◆ WORK REQUIRED:
Please write out the complete listing that follows, exactly as it reads.

◆ DATA SEGMENT:
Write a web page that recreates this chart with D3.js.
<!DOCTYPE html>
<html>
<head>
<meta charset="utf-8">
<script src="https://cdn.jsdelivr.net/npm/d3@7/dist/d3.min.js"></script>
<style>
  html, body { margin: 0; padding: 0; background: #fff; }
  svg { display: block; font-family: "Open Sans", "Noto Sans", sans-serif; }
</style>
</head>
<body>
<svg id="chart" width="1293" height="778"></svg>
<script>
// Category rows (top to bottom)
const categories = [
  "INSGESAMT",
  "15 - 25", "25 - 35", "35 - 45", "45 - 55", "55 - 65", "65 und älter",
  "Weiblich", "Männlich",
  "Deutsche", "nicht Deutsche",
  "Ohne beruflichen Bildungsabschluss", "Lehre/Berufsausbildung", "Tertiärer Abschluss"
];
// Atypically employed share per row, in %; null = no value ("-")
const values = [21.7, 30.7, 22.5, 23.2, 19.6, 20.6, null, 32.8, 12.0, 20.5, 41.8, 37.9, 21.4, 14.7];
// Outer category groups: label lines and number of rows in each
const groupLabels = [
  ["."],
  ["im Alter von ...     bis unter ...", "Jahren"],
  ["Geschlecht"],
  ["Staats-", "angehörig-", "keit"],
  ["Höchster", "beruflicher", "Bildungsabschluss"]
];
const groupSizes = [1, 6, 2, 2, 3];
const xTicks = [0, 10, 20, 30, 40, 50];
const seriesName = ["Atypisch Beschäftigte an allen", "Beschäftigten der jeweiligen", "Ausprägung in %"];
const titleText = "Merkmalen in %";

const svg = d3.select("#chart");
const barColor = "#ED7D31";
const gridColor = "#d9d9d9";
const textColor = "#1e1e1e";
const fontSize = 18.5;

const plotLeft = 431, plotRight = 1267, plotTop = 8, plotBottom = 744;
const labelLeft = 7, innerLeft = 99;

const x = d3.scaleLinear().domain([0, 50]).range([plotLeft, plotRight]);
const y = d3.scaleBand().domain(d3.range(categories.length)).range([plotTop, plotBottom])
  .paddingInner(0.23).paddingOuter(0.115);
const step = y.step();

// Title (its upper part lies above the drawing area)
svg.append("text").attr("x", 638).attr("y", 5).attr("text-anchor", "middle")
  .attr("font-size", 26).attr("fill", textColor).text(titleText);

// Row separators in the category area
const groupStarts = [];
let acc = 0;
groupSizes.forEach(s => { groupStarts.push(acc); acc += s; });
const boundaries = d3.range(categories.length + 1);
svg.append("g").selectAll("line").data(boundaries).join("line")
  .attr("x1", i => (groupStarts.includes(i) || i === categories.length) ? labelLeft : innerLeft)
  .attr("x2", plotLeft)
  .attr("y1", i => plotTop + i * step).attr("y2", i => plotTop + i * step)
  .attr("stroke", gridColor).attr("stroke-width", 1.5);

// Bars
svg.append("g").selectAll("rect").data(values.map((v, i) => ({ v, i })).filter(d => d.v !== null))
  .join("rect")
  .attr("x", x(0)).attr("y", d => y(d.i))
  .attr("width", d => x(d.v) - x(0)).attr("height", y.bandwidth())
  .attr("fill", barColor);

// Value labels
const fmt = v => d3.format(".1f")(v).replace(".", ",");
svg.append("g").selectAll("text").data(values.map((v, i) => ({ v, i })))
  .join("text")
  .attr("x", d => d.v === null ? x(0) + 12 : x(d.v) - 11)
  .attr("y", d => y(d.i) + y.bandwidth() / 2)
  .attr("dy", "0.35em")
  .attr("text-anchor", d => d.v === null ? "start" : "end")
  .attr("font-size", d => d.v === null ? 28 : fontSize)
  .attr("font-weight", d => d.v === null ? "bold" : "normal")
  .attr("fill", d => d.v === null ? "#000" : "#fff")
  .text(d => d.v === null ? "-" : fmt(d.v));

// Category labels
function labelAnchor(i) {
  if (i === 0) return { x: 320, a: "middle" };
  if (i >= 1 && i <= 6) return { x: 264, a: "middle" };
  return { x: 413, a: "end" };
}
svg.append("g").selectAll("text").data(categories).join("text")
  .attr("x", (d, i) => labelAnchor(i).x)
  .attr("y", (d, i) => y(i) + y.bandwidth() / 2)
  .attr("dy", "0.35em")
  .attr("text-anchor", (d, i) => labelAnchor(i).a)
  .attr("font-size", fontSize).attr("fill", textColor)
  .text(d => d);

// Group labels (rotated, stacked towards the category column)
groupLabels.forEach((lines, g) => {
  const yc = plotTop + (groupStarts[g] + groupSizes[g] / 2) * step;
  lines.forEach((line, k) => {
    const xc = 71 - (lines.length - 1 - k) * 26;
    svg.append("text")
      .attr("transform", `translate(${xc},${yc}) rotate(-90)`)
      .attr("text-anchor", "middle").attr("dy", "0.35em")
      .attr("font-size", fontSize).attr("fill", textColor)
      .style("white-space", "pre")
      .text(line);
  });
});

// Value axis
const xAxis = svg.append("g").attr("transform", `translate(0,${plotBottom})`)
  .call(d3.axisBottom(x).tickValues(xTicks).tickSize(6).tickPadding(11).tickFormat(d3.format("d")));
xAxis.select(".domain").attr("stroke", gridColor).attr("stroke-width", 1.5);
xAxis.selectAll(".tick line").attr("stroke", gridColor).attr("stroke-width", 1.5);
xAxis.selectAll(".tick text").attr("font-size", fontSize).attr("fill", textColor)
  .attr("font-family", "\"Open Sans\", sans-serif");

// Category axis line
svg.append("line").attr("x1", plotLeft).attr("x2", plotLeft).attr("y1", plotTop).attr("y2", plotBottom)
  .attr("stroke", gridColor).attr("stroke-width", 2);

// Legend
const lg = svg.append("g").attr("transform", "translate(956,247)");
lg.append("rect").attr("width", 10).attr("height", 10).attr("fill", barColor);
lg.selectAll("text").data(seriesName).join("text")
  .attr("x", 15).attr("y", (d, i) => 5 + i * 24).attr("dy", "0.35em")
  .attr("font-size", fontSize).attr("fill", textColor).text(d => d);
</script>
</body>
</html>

◆ RESPONSE:
Write a web page that recreates this chart with D3.js.
<!DOCTYPE html>
<html>
<head>
<meta charset="utf-8">
<script src="https://cdn.jsdelivr.net/npm/d3@7/dist/d3.min.js"></script>
<style>
  html, body { margin: 0; padding: 0; background: #fff; }
  svg { display: block; font-family: "Open Sans", "Noto Sans", sans-serif; }
</style>
</head>
<body>
<svg id="chart" width="1293" height="778"></svg>
<script>
// Category rows (top to bottom)
const categories = [
  "INSGESAMT",
  "15 - 25", "25 - 35", "35 - 45", "45 - 55", "55 - 65", "65 und älter",
  "Weiblich", "Männlich",
  "Deutsche", "nicht Deutsche",
  "Ohne beruflichen Bildungsabschluss", "Lehre/Berufsausbildung", "Tertiärer Abschluss"
];
// Atypically employed share per row, in %; null = no value ("-")
const values = [21.7, 30.7, 22.5, 23.2, 19.6, 20.6, null, 32.8, 12.0, 20.5, 41.8, 37.9, 21.4, 14.7];
// Outer category groups: label lines and number of rows in each
const groupLabels = [
  ["."],
  ["im Alter von ...     bis unter ...", "Jahren"],
  ["Geschlecht"],
  ["Staats-", "angehörig-", "keit"],
  ["Höchster", "beruflicher", "Bildungsabschluss"]
];
const groupSizes = [1, 6, 2, 2, 3];
const xTicks = [0, 10, 20, 30, 40, 50];
const seriesName = ["Atypisch Beschäftigte an allen", "Beschäftigten der jeweiligen", "Ausprägung in %"];
const titleText = "Merkmalen in %";

const svg = d3.select("#chart");
const barColor = "#ED7D31";
const gridColor = "#d9d9d9";
const textColor = "#1e1e1e";
const fontSize = 18.5;

const plotLeft = 431, plotRight = 1267, plotTop = 8, plotBottom = 744;
const labelLeft = 7, innerLeft = 99;

const x = d3.scaleLinear().domain([0, 50]).range([plotLeft, plotRight]);
const y = d3.scaleBand().domain(d3.range(categories.length)).range([plotTop, plotBottom])
  .paddingInner(0.23).paddingOuter(0.115);
const step = y.step();

// Title (its upper part lies above the drawing area)
svg.append("text").attr("x", 638).attr("y", 5).attr("text-anchor", "middle")
  .attr("font-size", 26).attr("fill", textColor).text(titleText);

// Row separators in the category area
const groupStarts = [];
let acc = 0;
groupSizes.forEach(s => { groupStarts.push(acc); acc += s; });
const boundaries = d3.range(categories.length + 1);
svg.append("g").selectAll("line").data(boundaries).join("line")
  .attr("x1", i => (groupStarts.includes(i) || i === categories.length) ? labelLeft : innerLeft)
  .attr("x2", plotLeft)
  .attr("y1", i => plotTop + i * step).attr("y2", i => plotTop + i * step)
  .attr("stroke", gridColor).attr("stroke-width", 1.5);

// Bars
svg.append("g").selectAll("rect").data(values.map((v, i) => ({ v, i })).filter(d => d.v !== null))
  .join("rect")
  .attr("x", x(0)).attr("y", d => y(d.i))
  .attr("width", d => x(d.v) - x(0)).attr("height", y.bandwidth())
  .attr("fill", barColor);

// Value labels
const fmt = v => d3.format(".1f")(v).replace(".", ",");
svg.append("g").selectAll("text").data(values.map((v, i) => ({ v, i })))
  .join("text")
  .attr("x", d => d.v === null ? x(0) + 12 : x(d.v) - 11)
  .attr("y", d => y(d.i) + y.bandwidth() / 2)
  .attr("dy", "0.35em")
  .attr("text-anchor", d => d.v === null ? "start" : "end")
  .attr("font-size", d => d.v === null ? 28 : fontSize)
  .attr("font-weight", d => d.v === null ? "bold" : "normal")
  .attr("fill", d => d.v === null ? "#000" : "#fff")
  .text(d => d.v === null ? "-" : fmt(d.v));

// Category labels
function labelAnchor(i) {
  if (i === 0) return { x: 320, a: "middle" };
  if (i >= 1 && i <= 6) return { x: 264, a: "middle" };
  return { x: 413, a: "end" };
}
svg.append("g").selectAll("text").data(categories).join("text")
  .attr("x", (d, i) => labelAnchor(i).x)
  .attr("y", (d, i) => y(i) + y.bandwidth() / 2)
  .attr("dy", "0.35em")
  .attr("text-anchor", (d, i) => labelAnchor(i).a)
  .attr("font-size", fontSize).attr("fill", textColor)
  .text(d => d);

// Group labels (rotated, stacked towards the category column)
groupLabels.forEach((lines, g) => {
  const yc = plotTop + (groupStarts[g] + groupSizes[g] / 2) * step;
  lines.forEach((line, k) => {
    const xc = 71 - (lines.length - 1 - k) * 26;
    svg.append("text")
      .attr("transform", `translate(${xc},${yc}) rotate(-90)`)
      .attr("text-anchor", "middle").attr("dy", "0.35em")
      .attr("font-size", fontSize).attr("fill", textColor)
      .style("white-space", "pre")
      .text(line);
  });
});

// Value axis
const xAxis = svg.append("g").attr("transform", `translate(0,${plotBottom})`)
  .call(d3.axisBottom(x).tickValues(xTicks).tickSize(6).tickPadding(11).tickFormat(d3.format("d")));
xAxis.select(".domain").attr("stroke", gridColor).attr("stroke-width", 1.5);
xAxis.selectAll(".tick line").attr("stroke", gridColor).attr("stroke-width", 1.5);
xAxis.selectAll(".tick text").attr("font-size", fontSize).attr("fill", textColor)
  .attr("font-family", "\"Open Sans\", sans-serif");

// Category axis line
svg.append("line").attr("x1", plotLeft).attr("x2", plotLeft).attr("y1", plotTop).attr("y2", plotBottom)
  .attr("stroke", gridColor).attr("stroke-width", 2);

// Legend
const lg = svg.append("g").attr("transform", "translate(956,247)");
lg.append("rect").attr("width", 10).attr("height", 10).attr("fill", barColor);
lg.selectAll("text").data(seriesName).join("text")
  .attr("x", 15).attr("y", (d, i) => 5 + i * 24).attr("dy", "0.35em")
  .attr("font-size", fontSize).attr("fill", textColor).text(d => d);
</script>
</body>
</html>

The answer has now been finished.